--- START Data listing ---

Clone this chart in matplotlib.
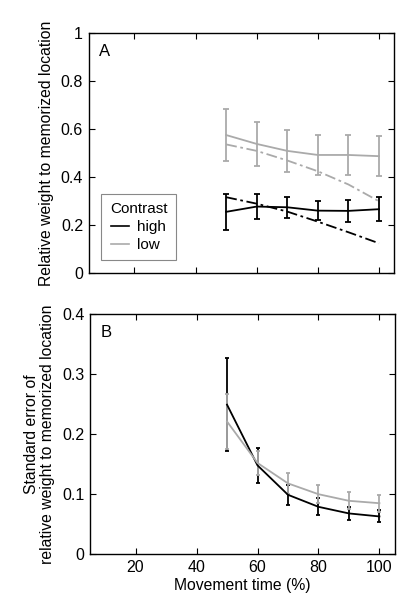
import matplotlib
matplotlib.use("Agg")
import matplotlib.pyplot as plt
from matplotlib.lines import Line2D

plt.rcParams['font.family'] = ['Liberation Sans', 'DejaVu Sans']

time_pct = [50, 60, 70, 80, 90, 100]

# Panel A: relative weight to memorized location
wA_high = [0.256, 0.278, 0.275, 0.261, 0.260, 0.267]
wA_high_err = [0.075, 0.052, 0.044, 0.041, 0.047, 0.049]
wA_low = [0.576, 0.539, 0.510, 0.493, 0.493, 0.488]
wA_low_err = [0.110, 0.090, 0.086, 0.085, 0.084, 0.083]
wA_high_model = [0.317, 0.290, 0.257, 0.215, 0.171, 0.125]
wA_low_model = [0.537, 0.510, 0.470, 0.425, 0.370, 0.300]

# Panel B: standard error of relative weight
seB_high = [0.249, 0.148, 0.099, 0.079, 0.068, 0.063]
seB_high_err = [0.077, 0.029, 0.017, 0.014, 0.011, 0.010]
seB_low = [0.221, 0.152, 0.118, 0.100, 0.089, 0.085]
seB_low_err = [0.045, 0.020, 0.018, 0.015, 0.014, 0.0145]

xticks = [20, 40, 60, 80, 100]
yticksA = [0, 0.2, 0.4, 0.6, 0.8, 1]
yticksB = [0, 0.1, 0.2, 0.3, 0.4]

BLACK = 'black'
GRAY = '#aaaaaa'

fig = plt.figure(figsize=(4.12, 6.01), dpi=100)
axA = fig.add_axes([0.215, 0.5453, 0.742, 0.3993])
axB = fig.add_axes([0.218, 0.0777, 0.740, 0.4000])

def style(ax):
    ax.tick_params(direction='in', top=True, right=True, length=4, width=0.8,
                   labelsize=11.5, pad=4)
    for s in ax.spines.values():
        s.set_linewidth(1.0)
    ax.set_xlim(5, 105)
    ax.set_xticks(xticks)

# Panel A
ax = axA
ax.plot(time_pct, wA_low_model, color=GRAY, lw=1.3, ls=(0, (6, 2, 1.5, 2)))
ax.plot(time_pct, wA_high_model, color=BLACK, lw=1.3, ls=(0, (6, 2, 1.5, 2)))
ax.errorbar(time_pct, wA_low, yerr=wA_low_err, color=GRAY, lw=1.3,
            elinewidth=1.3, capsize=2, capthick=1.3)
ax.errorbar(time_pct, wA_high, yerr=wA_high_err, color=BLACK, lw=1.3,
            elinewidth=1.3, capsize=2, capthick=1.3)
style(ax)
ax.set_ylim(0, 1)
ax.set_yticks(yticksA)
ax.set_yticklabels(['0', '0.2', '0.4', '0.6', '0.8', '1'])
ax.set_xticklabels([])
ax.set_ylabel('Relative weight to memorized location', fontsize=11.3, labelpad=5)
ax.text(0.035, 0.955, 'A', transform=ax.transAxes, fontsize=12, va='top', ha='left')
handles = [Line2D([], [], color=BLACK, lw=1.2), Line2D([], [], color=GRAY, lw=1.2)]
leg = ax.legend(handles, ['high', 'low'], title='Contrast', loc='lower left',
                bbox_to_anchor=(0.042, 0.054), borderaxespad=0,
                fontsize=11, title_fontsize=11,
                handlelength=1.2, handletextpad=0.5, fancybox=False,
                edgecolor='#888888', framealpha=1, borderpad=0.55, labelspacing=0.25)
leg.get_frame().set_linewidth(0.8)

# Panel B
ax = axB
ax.errorbar(time_pct, seB_high, yerr=seB_high_err, color=BLACK, lw=1.3,
            elinewidth=1.3, capsize=1.5, capthick=1.3)
ax.errorbar(time_pct, seB_low, yerr=seB_low_err, color=GRAY, lw=1.3,
            elinewidth=1.3, capsize=1.5, capthick=1.3)
style(ax)
ax.set_ylim(0, 0.4)
ax.set_yticks(yticksB)
ax.set_yticklabels(['0', '0.1', '0.2', '0.3', '0.4'])
ax.set_xlabel('Movement time (%)', fontsize=11.3, labelpad=2)
ax.set_ylabel('Standard error of\nrelative weight to memorized location',
              fontsize=11.3, labelpad=5, linespacing=1.1)
ax.text(0.035, 0.955, 'B', transform=ax.transAxes, fontsize=12, va='top', ha='left')

fig.savefig('out.png', dpi=100)
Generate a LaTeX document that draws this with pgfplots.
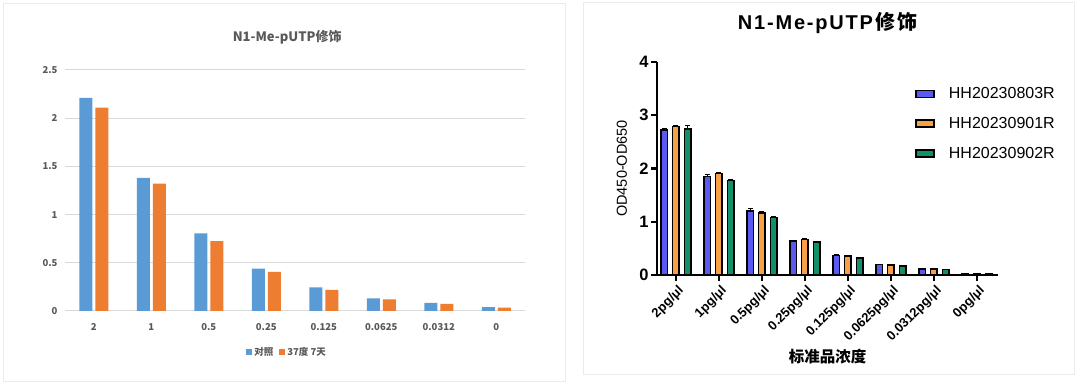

--- END Data listing ---

### Given exercise
Please reproduce the listing exactly from its opening line through the line that contains "time_pct = [50, 60, 70, 80, 90, 100]", both included, with all pictures omitted.

### The response
Clone this chart in matplotlib.
import matplotlib
matplotlib.use("Agg")
import matplotlib.pyplot as plt
from matplotlib.lines import Line2D

plt.rcParams['font.family'] = ['Liberation Sans', 'DejaVu Sans']

time_pct = [50, 60, 70, 80, 90, 100]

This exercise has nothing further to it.